Reproduce the lines of the material exactly, excluding every image.

● ● ● ●

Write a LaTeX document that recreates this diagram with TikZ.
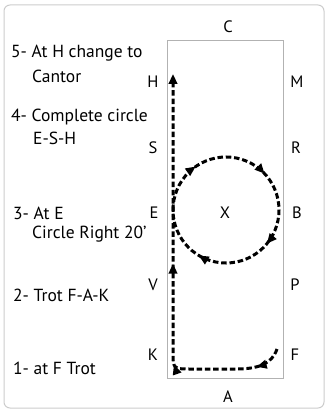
\documentclass[tikz,border=0pt]{standalone}
\usepackage{fontspec}
\setmainfont{PT Sans}
\usetikzlibrary{arrows.meta,decorations.markings}
\begin{document}
\begin{tikzpicture}[x=1pt,y=-1pt,
  lbl/.style={font=\fontsize{16.5}{18}\selectfont, inner sep=0pt},
  txt/.style={font=\fontsize{17.5}{20}\selectfont, inner sep=0pt, anchor=west},
  route/.style={line width=3pt, dash pattern=on 5.5pt off 2.8pt},
  tip/.style={-{Triangle[length=10pt,width=8.5pt]}}
]
\useasboundingbox (0,0) rectangle (327,411);
\draw[gray!40, line width=1pt, rounded corners=6pt] (4,5) rectangle (324,408);
\draw[gray!60, line width=0.8pt] (167,40) rectangle (283,378);
% letters
\node[lbl] (C) at (228,27) {C};
\node[lbl] (H) at (153,82) {H};
\node[lbl] (M) at (297,82) {M};
\node[lbl] (S) at (153,148) {S};
\node[lbl] (R) at (296,148) {R};
\node[lbl] (E) at (154,213) {E};
\node[lbl] (X) at (225,213) {X};
\node[lbl] (B) at (297,213) {B};
\node[lbl] (V) at (153,285) {V};
\node[lbl] (P) at (295,285) {P};
\node[lbl] (K) at (153,355) {K};
\node[lbl] (F) at (295,355) {F};
\node[lbl] (A) at (228,397) {A};
% instructions
\node[txt] (t5a) at (11,53) {5- At H change to};
\node[txt] (t5b) at (32,76) {Cantor};
\node[txt] (t4a) at (11,117) {4- Complete circle};
\node[txt] (t4b) at (33,138) {E-S-H};
\node[txt] (t3a) at (13,213) {3- At E};
\node[txt] (t3b) at (32,234) {Circle Right 20’};
\node[txt] (t2) at (13,295) {2- Trot F-A-K};
\node[txt] (t1) at (13,368) {1- at F Trot};
% route
\coordinate (start) at (277,349);
\coordinate (endH) at (173,74);
\draw[route, tip,
  postaction={decorate,decoration={markings,
    mark=at position 0.07 with {\arrow{Triangle[length=10pt,width=8.5pt]}},
    mark=at position 0.28 with {\arrow{Triangle[length=10pt,width=8.5pt]}},
    mark=at position 0.53 with {\arrow{Triangle[length=10pt,width=8.5pt]}}}}]
  (start) .. controls (272,364) and (258,369) .. (236,369) -- (192,369)
  .. controls (173,369) .. (173,352) -- (endH);
\coordinate (cE) at (173,210);
\draw[route,
  postaction={decorate,decoration={markings,
    mark=at position 0.153 with {\arrow{Triangle[length=10pt,width=8.5pt]}},
    mark=at position 0.38 with {\arrow{Triangle[length=10pt,width=8.5pt]}},
    mark=at position 0.61 with {\arrow{Triangle[length=10pt,width=8.5pt]}},
    mark=at position 0.836 with {\arrow{Triangle[length=10pt,width=8.5pt]}}}}]
  (cE) arc[start angle=180, end angle=540, radius=53];
\end{tikzpicture}
\end{document}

● ● ● ●

* THE OUTPUT *
Write a LaTeX document that recreates this diagram with TikZ.
\documentclass[tikz,border=0pt]{standalone}
\usepackage{fontspec}
\setmainfont{PT Sans}
\usetikzlibrary{arrows.meta,decorations.markings}
\begin{document}
\begin{tikzpicture}[x=1pt,y=-1pt,
  lbl/.style={font=\fontsize{16.5}{18}\selectfont, inner sep=0pt},
  txt/.style={font=\fontsize{17.5}{20}\selectfont, inner sep=0pt, anchor=west},
  route/.style={line width=3pt, dash pattern=on 5.5pt off 2.8pt},
  tip/.style={-{Triangle[length=10pt,width=8.5pt]}}
]
\useasboundingbox (0,0) rectangle (327,411);
\draw[gray!40, line width=1pt, rounded corners=6pt] (4,5) rectangle (324,408);
\draw[gray!60, line width=0.8pt] (167,40) rectangle (283,378);
% letters
\node[lbl] (C) at (228,27) {C};
\node[lbl] (H) at (153,82) {H};
\node[lbl] (M) at (297,82) {M};
\node[lbl] (S) at (153,148) {S};
\node[lbl] (R) at (296,148) {R};
\node[lbl] (E) at (154,213) {E};
\node[lbl] (X) at (225,213) {X};
\node[lbl] (B) at (297,213) {B};
\node[lbl] (V) at (153,285) {V};
\node[lbl] (P) at (295,285) {P};
\node[lbl] (K) at (153,355) {K};
\node[lbl] (F) at (295,355) {F};
\node[lbl] (A) at (228,397) {A};
% instructions
\node[txt] (t5a) at (11,53) {5- At H change to};
\node[txt] (t5b) at (32,76) {Cantor};
\node[txt] (t4a) at (11,117) {4- Complete circle};
\node[txt] (t4b) at (33,138) {E-S-H};
\node[txt] (t3a) at (13,213) {3- At E};
\node[txt] (t3b) at (32,234) {Circle Right 20’};
\node[txt] (t2) at (13,295) {2- Trot F-A-K};
\node[txt] (t1) at (13,368) {1- at F Trot};
% route
\coordinate (start) at (277,349);
\coordinate (endH) at (173,74);
\draw[route, tip,
  postaction={decorate,decoration={markings,
    mark=at position 0.07 with {\arrow{Triangle[length=10pt,width=8.5pt]}},
    mark=at position 0.28 with {\arrow{Triangle[length=10pt,width=8.5pt]}},
    mark=at position 0.53 with {\arrow{Triangle[length=10pt,width=8.5pt]}}}}]
  (start) .. controls (272,364) and (258,369) .. (236,369) -- (192,369)
  .. controls (173,369) .. (173,352) -- (endH);
\coordinate (cE) at (173,210);
\draw[route,
  postaction={decorate,decoration={markings,
    mark=at position 0.153 with {\arrow{Triangle[length=10pt,width=8.5pt]}},
    mark=at position 0.38 with {\arrow{Triangle[length=10pt,width=8.5pt]}},
    mark=at position 0.61 with {\arrow{Triangle[length=10pt,width=8.5pt]}},
    mark=at position 0.836 with {\arrow{Triangle[length=10pt,width=8.5pt]}}}}]
  (cE) arc[start angle=180, end angle=540, radius=53];
\end{tikzpicture}
\end{document}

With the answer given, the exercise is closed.